PROBLEM TO SOLVE »
Return all of the data exactly as written, without the pictures.

DATA SHOWN »
+ + + + + + +

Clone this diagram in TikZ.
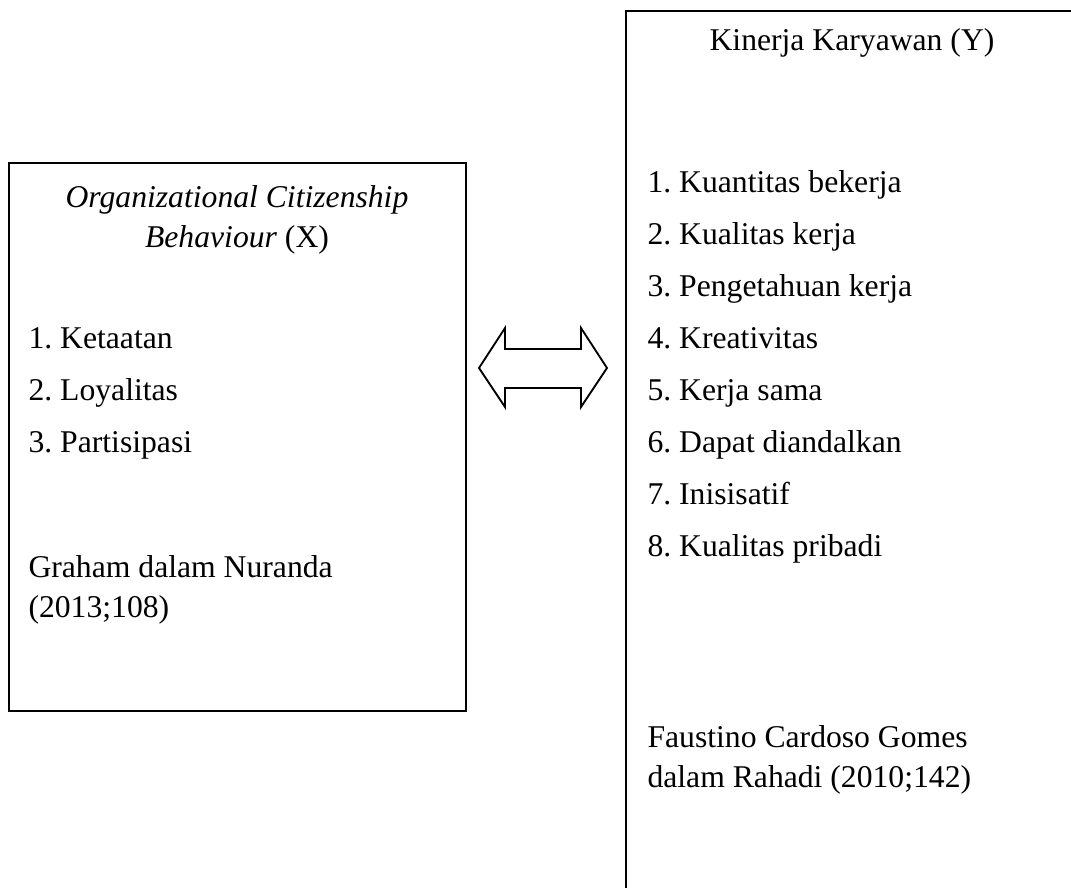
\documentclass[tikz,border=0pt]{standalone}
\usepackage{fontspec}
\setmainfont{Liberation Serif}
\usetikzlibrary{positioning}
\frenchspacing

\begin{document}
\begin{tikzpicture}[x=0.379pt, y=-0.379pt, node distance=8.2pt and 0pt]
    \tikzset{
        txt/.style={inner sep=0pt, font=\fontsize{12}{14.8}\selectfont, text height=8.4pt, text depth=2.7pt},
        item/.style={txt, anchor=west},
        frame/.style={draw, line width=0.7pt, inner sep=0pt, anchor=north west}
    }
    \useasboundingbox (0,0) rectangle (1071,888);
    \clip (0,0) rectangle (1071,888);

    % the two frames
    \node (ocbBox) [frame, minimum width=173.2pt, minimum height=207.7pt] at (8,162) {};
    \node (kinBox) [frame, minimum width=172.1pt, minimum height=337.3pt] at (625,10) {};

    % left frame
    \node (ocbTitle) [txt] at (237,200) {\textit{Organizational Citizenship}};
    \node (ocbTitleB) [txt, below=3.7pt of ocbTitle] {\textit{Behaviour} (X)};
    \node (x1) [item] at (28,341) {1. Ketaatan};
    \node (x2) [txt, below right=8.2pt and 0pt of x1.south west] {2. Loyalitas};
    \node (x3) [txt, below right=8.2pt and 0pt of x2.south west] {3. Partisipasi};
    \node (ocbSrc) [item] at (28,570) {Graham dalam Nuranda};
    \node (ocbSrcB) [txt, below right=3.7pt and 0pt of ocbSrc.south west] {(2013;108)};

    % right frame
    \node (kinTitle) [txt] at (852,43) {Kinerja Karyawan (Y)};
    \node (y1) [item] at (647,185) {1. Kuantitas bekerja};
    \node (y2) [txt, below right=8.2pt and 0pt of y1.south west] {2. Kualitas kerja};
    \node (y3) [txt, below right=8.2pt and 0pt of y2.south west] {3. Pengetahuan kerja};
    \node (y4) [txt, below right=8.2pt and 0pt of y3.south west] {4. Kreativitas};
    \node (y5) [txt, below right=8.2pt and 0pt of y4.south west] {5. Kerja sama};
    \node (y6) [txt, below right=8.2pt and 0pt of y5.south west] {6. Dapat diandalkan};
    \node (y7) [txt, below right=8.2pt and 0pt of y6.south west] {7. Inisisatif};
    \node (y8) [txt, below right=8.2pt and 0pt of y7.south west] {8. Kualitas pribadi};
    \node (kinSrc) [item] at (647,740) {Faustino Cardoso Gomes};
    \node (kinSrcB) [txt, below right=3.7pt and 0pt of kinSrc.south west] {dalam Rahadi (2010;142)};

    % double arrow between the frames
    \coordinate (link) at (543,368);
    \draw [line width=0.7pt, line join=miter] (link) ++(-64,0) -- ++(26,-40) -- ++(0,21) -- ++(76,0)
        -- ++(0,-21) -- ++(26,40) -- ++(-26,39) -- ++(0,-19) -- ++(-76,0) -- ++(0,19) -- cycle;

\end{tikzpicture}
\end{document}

+ + + + + + +

OUTPUT FOR THIS TASK »
Clone this diagram in TikZ.
\documentclass[tikz,border=0pt]{standalone}
\usepackage{fontspec}
\setmainfont{Liberation Serif}
\usetikzlibrary{positioning}
\frenchspacing

\begin{document}
\begin{tikzpicture}[x=0.379pt, y=-0.379pt, node distance=8.2pt and 0pt]
    \tikzset{
        txt/.style={inner sep=0pt, font=\fontsize{12}{14.8}\selectfont, text height=8.4pt, text depth=2.7pt},
        item/.style={txt, anchor=west},
        frame/.style={draw, line width=0.7pt, inner sep=0pt, anchor=north west}
    }
    \useasboundingbox (0,0) rectangle (1071,888);
    \clip (0,0) rectangle (1071,888);

    % the two frames
    \node (ocbBox) [frame, minimum width=173.2pt, minimum height=207.7pt] at (8,162) {};
    \node (kinBox) [frame, minimum width=172.1pt, minimum height=337.3pt] at (625,10) {};

    % left frame
    \node (ocbTitle) [txt] at (237,200) {\textit{Organizational Citizenship}};
    \node (ocbTitleB) [txt, below=3.7pt of ocbTitle] {\textit{Behaviour} (X)};
    \node (x1) [item] at (28,341) {1. Ketaatan};
    \node (x2) [txt, below right=8.2pt and 0pt of x1.south west] {2. Loyalitas};
    \node (x3) [txt, below right=8.2pt and 0pt of x2.south west] {3. Partisipasi};
    \node (ocbSrc) [item] at (28,570) {Graham dalam Nuranda};
    \node (ocbSrcB) [txt, below right=3.7pt and 0pt of ocbSrc.south west] {(2013;108)};

    % right frame
    \node (kinTitle) [txt] at (852,43) {Kinerja Karyawan (Y)};
    \node (y1) [item] at (647,185) {1. Kuantitas bekerja};
    \node (y2) [txt, below right=8.2pt and 0pt of y1.south west] {2. Kualitas kerja};
    \node (y3) [txt, below right=8.2pt and 0pt of y2.south west] {3. Pengetahuan kerja};
    \node (y4) [txt, below right=8.2pt and 0pt of y3.south west] {4. Kreativitas};
    \node (y5) [txt, below right=8.2pt and 0pt of y4.south west] {5. Kerja sama};
    \node (y6) [txt, below right=8.2pt and 0pt of y5.south west] {6. Dapat diandalkan};
    \node (y7) [txt, below right=8.2pt and 0pt of y6.south west] {7. Inisisatif};
    \node (y8) [txt, below right=8.2pt and 0pt of y7.south west] {8. Kualitas pribadi};
    \node (kinSrc) [item] at (647,740) {Faustino Cardoso Gomes};
    \node (kinSrcB) [txt, below right=3.7pt and 0pt of kinSrc.south west] {dalam Rahadi (2010;142)};

    % double arrow between the frames
    \coordinate (link) at (543,368);
    \draw [line width=0.7pt, line join=miter] (link) ++(-64,0) -- ++(26,-40) -- ++(0,21) -- ++(76,0)
        -- ++(0,-21) -- ++(26,40) -- ++(-26,39) -- ++(0,-19) -- ++(-76,0) -- ++(0,19) -- cycle;

\end{tikzpicture}
\end{document}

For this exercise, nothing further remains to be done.